Your objective. Can you copy out the data exactly? Leave the images out.

Raw data.
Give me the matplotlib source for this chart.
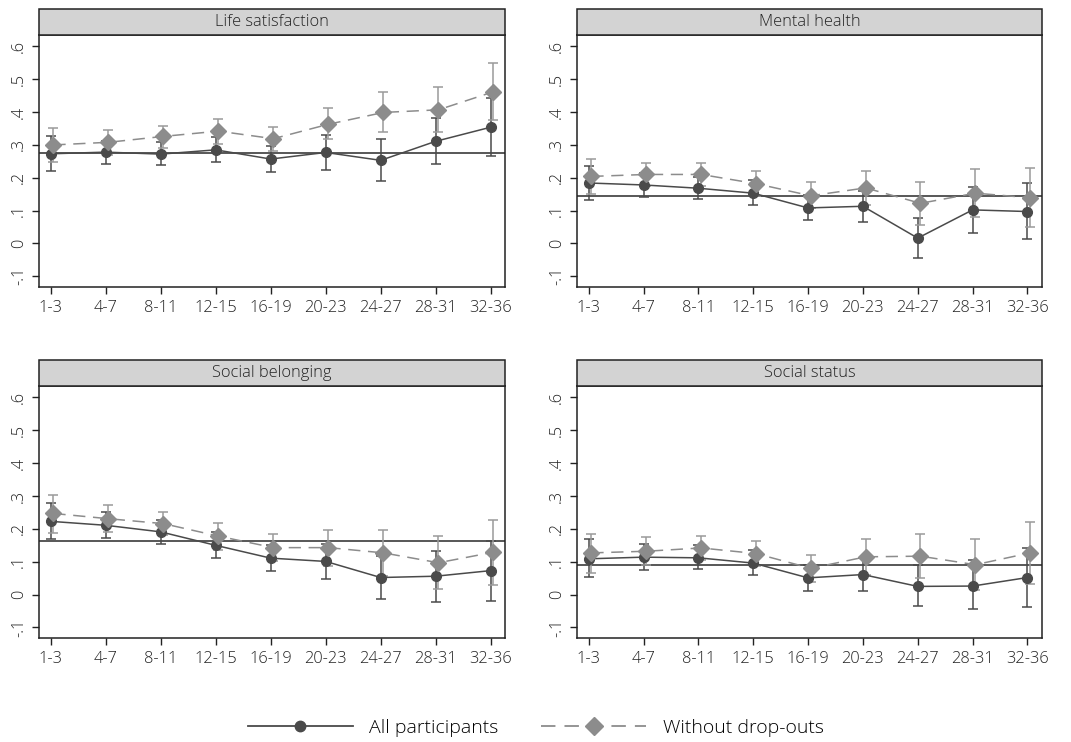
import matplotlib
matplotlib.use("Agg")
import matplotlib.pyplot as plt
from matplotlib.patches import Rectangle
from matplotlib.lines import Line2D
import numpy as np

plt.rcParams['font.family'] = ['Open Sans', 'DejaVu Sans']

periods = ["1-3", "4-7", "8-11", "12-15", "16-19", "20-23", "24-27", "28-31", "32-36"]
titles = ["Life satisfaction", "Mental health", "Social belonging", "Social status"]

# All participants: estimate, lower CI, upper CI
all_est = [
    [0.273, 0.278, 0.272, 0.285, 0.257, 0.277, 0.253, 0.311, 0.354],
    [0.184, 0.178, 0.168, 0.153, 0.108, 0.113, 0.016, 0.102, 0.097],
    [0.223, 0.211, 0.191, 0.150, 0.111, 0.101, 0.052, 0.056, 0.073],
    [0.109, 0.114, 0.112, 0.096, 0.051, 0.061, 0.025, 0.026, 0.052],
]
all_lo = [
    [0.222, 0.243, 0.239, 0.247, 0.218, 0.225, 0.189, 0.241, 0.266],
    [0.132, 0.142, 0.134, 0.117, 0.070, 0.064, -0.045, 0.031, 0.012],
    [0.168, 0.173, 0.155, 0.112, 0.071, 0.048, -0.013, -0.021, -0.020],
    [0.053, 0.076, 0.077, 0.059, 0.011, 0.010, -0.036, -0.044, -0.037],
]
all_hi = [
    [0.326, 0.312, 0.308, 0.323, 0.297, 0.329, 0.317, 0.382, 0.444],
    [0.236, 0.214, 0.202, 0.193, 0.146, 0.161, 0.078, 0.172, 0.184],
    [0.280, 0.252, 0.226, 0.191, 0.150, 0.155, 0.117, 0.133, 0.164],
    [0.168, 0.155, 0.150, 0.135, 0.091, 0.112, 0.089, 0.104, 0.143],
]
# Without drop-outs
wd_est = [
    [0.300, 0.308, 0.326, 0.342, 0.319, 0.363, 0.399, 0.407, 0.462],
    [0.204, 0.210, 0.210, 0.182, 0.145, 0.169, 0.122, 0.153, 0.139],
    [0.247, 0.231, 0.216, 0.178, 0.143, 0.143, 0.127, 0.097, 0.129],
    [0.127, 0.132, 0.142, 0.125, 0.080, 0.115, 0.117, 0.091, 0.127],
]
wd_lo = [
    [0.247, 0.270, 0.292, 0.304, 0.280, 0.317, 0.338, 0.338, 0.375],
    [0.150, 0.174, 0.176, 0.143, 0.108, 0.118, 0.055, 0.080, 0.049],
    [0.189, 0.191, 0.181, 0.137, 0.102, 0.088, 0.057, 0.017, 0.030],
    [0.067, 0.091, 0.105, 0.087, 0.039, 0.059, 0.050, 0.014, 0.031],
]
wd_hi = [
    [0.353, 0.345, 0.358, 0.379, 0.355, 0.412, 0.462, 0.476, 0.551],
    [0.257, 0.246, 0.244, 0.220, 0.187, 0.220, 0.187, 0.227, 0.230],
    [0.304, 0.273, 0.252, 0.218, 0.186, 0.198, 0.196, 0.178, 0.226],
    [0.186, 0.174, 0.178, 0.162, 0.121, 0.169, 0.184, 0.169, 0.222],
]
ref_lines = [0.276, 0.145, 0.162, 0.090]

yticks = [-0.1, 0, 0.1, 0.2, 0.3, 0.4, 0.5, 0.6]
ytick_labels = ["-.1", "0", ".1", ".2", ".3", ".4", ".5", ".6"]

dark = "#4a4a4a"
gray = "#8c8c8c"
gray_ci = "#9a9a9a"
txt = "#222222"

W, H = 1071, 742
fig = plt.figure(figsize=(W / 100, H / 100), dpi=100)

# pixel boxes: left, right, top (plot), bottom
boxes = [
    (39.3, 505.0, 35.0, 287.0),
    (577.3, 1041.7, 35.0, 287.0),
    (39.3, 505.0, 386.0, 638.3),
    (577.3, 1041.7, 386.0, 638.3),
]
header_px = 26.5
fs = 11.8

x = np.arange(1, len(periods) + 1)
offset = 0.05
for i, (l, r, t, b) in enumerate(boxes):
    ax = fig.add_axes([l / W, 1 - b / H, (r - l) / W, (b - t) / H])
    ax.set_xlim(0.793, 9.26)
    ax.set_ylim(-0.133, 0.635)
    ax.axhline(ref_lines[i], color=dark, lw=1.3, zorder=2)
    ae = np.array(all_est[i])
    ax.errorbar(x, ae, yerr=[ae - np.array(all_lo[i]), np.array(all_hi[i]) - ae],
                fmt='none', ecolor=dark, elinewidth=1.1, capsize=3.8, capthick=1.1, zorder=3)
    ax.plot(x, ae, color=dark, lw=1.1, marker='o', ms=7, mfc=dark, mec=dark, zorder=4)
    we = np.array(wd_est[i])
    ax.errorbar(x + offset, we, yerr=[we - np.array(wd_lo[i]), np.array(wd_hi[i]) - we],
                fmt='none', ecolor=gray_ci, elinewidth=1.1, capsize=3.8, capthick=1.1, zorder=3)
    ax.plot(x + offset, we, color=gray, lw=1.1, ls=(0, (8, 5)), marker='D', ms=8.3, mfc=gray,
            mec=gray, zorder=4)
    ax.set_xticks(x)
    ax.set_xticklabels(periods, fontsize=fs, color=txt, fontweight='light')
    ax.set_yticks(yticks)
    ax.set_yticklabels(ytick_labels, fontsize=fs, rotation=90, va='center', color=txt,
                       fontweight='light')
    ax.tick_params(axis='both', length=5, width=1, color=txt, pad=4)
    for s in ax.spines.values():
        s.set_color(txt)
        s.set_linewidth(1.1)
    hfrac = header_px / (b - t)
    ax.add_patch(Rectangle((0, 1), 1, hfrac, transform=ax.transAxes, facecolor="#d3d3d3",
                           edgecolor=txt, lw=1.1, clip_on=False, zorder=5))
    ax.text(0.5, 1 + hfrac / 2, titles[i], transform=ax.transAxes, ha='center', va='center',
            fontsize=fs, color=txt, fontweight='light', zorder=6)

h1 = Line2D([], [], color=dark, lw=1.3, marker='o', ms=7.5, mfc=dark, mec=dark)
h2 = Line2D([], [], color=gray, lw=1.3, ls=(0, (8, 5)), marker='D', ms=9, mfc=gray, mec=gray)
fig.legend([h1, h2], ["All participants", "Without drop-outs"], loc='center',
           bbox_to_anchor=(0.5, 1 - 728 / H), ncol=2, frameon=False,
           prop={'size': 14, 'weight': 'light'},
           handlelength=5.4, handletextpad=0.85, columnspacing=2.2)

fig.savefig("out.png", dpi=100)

Result of the task.
Give me the matplotlib source for this chart.
import matplotlib
matplotlib.use("Agg")
import matplotlib.pyplot as plt
from matplotlib.patches import Rectangle
from matplotlib.lines import Line2D
import numpy as np

plt.rcParams['font.family'] = ['Open Sans', 'DejaVu Sans']

periods = ["1-3", "4-7", "8-11", "12-15", "16-19", "20-23", "24-27", "28-31", "32-36"]
titles = ["Life satisfaction", "Mental health", "Social belonging", "Social status"]

# All participants: estimate, lower CI, upper CI
all_est = [
    [0.273, 0.278, 0.272, 0.285, 0.257, 0.277, 0.253, 0.311, 0.354],
    [0.184, 0.178, 0.168, 0.153, 0.108, 0.113, 0.016, 0.102, 0.097],
    [0.223, 0.211, 0.191, 0.150, 0.111, 0.101, 0.052, 0.056, 0.073],
    [0.109, 0.114, 0.112, 0.096, 0.051, 0.061, 0.025, 0.026, 0.052],
]
all_lo = [
    [0.222, 0.243, 0.239, 0.247, 0.218, 0.225, 0.189, 0.241, 0.266],
    [0.132, 0.142, 0.134, 0.117, 0.070, 0.064, -0.045, 0.031, 0.012],
    [0.168, 0.173, 0.155, 0.112, 0.071, 0.048, -0.013, -0.021, -0.020],
    [0.053, 0.076, 0.077, 0.059, 0.011, 0.010, -0.036, -0.044, -0.037],
]
all_hi = [
    [0.326, 0.312, 0.308, 0.323, 0.297, 0.329, 0.317, 0.382, 0.444],
    [0.236, 0.214, 0.202, 0.193, 0.146, 0.161, 0.078, 0.172, 0.184],
    [0.280, 0.252, 0.226, 0.191, 0.150, 0.155, 0.117, 0.133, 0.164],
    [0.168, 0.155, 0.150, 0.135, 0.091, 0.112, 0.089, 0.104, 0.143],
]
# Without drop-outs
wd_est = [
    [0.300, 0.308, 0.326, 0.342, 0.319, 0.363, 0.399, 0.407, 0.462],
    [0.204, 0.210, 0.210, 0.182, 0.145, 0.169, 0.122, 0.153, 0.139],
    [0.247, 0.231, 0.216, 0.178, 0.143, 0.143, 0.127, 0.097, 0.129],
    [0.127, 0.132, 0.142, 0.125, 0.080, 0.115, 0.117, 0.091, 0.127],
]
wd_lo = [
    [0.247, 0.270, 0.292, 0.304, 0.280, 0.317, 0.338, 0.338, 0.375],
    [0.150, 0.174, 0.176, 0.143, 0.108, 0.118, 0.055, 0.080, 0.049],
    [0.189, 0.191, 0.181, 0.137, 0.102, 0.088, 0.057, 0.017, 0.030],
    [0.067, 0.091, 0.105, 0.087, 0.039, 0.059, 0.050, 0.014, 0.031],
]
wd_hi = [
    [0.353, 0.345, 0.358, 0.379, 0.355, 0.412, 0.462, 0.476, 0.551],
    [0.257, 0.246, 0.244, 0.220, 0.187, 0.220, 0.187, 0.227, 0.230],
    [0.304, 0.273, 0.252, 0.218, 0.186, 0.198, 0.196, 0.178, 0.226],
    [0.186, 0.174, 0.178, 0.162, 0.121, 0.169, 0.184, 0.169, 0.222],
]
ref_lines = [0.276, 0.145, 0.162, 0.090]

yticks = [-0.1, 0, 0.1, 0.2, 0.3, 0.4, 0.5, 0.6]
ytick_labels = ["-.1", "0", ".1", ".2", ".3", ".4", ".5", ".6"]

dark = "#4a4a4a"
gray = "#8c8c8c"
gray_ci = "#9a9a9a"
txt = "#222222"

W, H = 1071, 742
fig = plt.figure(figsize=(W / 100, H / 100), dpi=100)

# pixel boxes: left, right, top (plot), bottom
boxes = [
    (39.3, 505.0, 35.0, 287.0),
    (577.3, 1041.7, 35.0, 287.0),
    (39.3, 505.0, 386.0, 638.3),
    (577.3, 1041.7, 386.0, 638.3),
]
header_px = 26.5
fs = 11.8

x = np.arange(1, len(periods) + 1)
offset = 0.05
for i, (l, r, t, b) in enumerate(boxes):
    ax = fig.add_axes([l / W, 1 - b / H, (r - l) / W, (b - t) / H])
    ax.set_xlim(0.793, 9.26)
    ax.set_ylim(-0.133, 0.635)
    ax.axhline(ref_lines[i], color=dark, lw=1.3, zorder=2)
    ae = np.array(all_est[i])
    ax.errorbar(x, ae, yerr=[ae - np.array(all_lo[i]), np.array(all_hi[i]) - ae],
                fmt='none', ecolor=dark, elinewidth=1.1, capsize=3.8, capthick=1.1, zorder=3)
    ax.plot(x, ae, color=dark, lw=1.1, marker='o', ms=7, mfc=dark, mec=dark, zorder=4)
    we = np.array(wd_est[i])
    ax.errorbar(x + offset, we, yerr=[we - np.array(wd_lo[i]), np.array(wd_hi[i]) - we],
                fmt='none', ecolor=gray_ci, elinewidth=1.1, capsize=3.8, capthick=1.1, zorder=3)
    ax.plot(x + offset, we, color=gray, lw=1.1, ls=(0, (8, 5)), marker='D', ms=8.3, mfc=gray,
            mec=gray, zorder=4)
    ax.set_xticks(x)
    ax.set_xticklabels(periods, fontsize=fs, color=txt, fontweight='light')
    ax.set_yticks(yticks)
    ax.set_yticklabels(ytick_labels, fontsize=fs, rotation=90, va='center', color=txt,
                       fontweight='light')
    ax.tick_params(axis='both', length=5, width=1, color=txt, pad=4)
    for s in ax.spines.values():
        s.set_color(txt)
        s.set_linewidth(1.1)
    hfrac = header_px / (b - t)
    ax.add_patch(Rectangle((0, 1), 1, hfrac, transform=ax.transAxes, facecolor="#d3d3d3",
                           edgecolor=txt, lw=1.1, clip_on=False, zorder=5))
    ax.text(0.5, 1 + hfrac / 2, titles[i], transform=ax.transAxes, ha='center', va='center',
            fontsize=fs, color=txt, fontweight='light', zorder=6)

h1 = Line2D([], [], color=dark, lw=1.3, marker='o', ms=7.5, mfc=dark, mec=dark)
h2 = Line2D([], [], color=gray, lw=1.3, ls=(0, (8, 5)), marker='D', ms=9, mfc=gray, mec=gray)
fig.legend([h1, h2], ["All participants", "Without drop-outs"], loc='center',
           bbox_to_anchor=(0.5, 1 - 728 / H), ncol=2, frameon=False,
           prop={'size': 14, 'weight': 'light'},
           handlelength=5.4, handletextpad=0.85, columnspacing=2.2)

fig.savefig("out.png", dpi=100)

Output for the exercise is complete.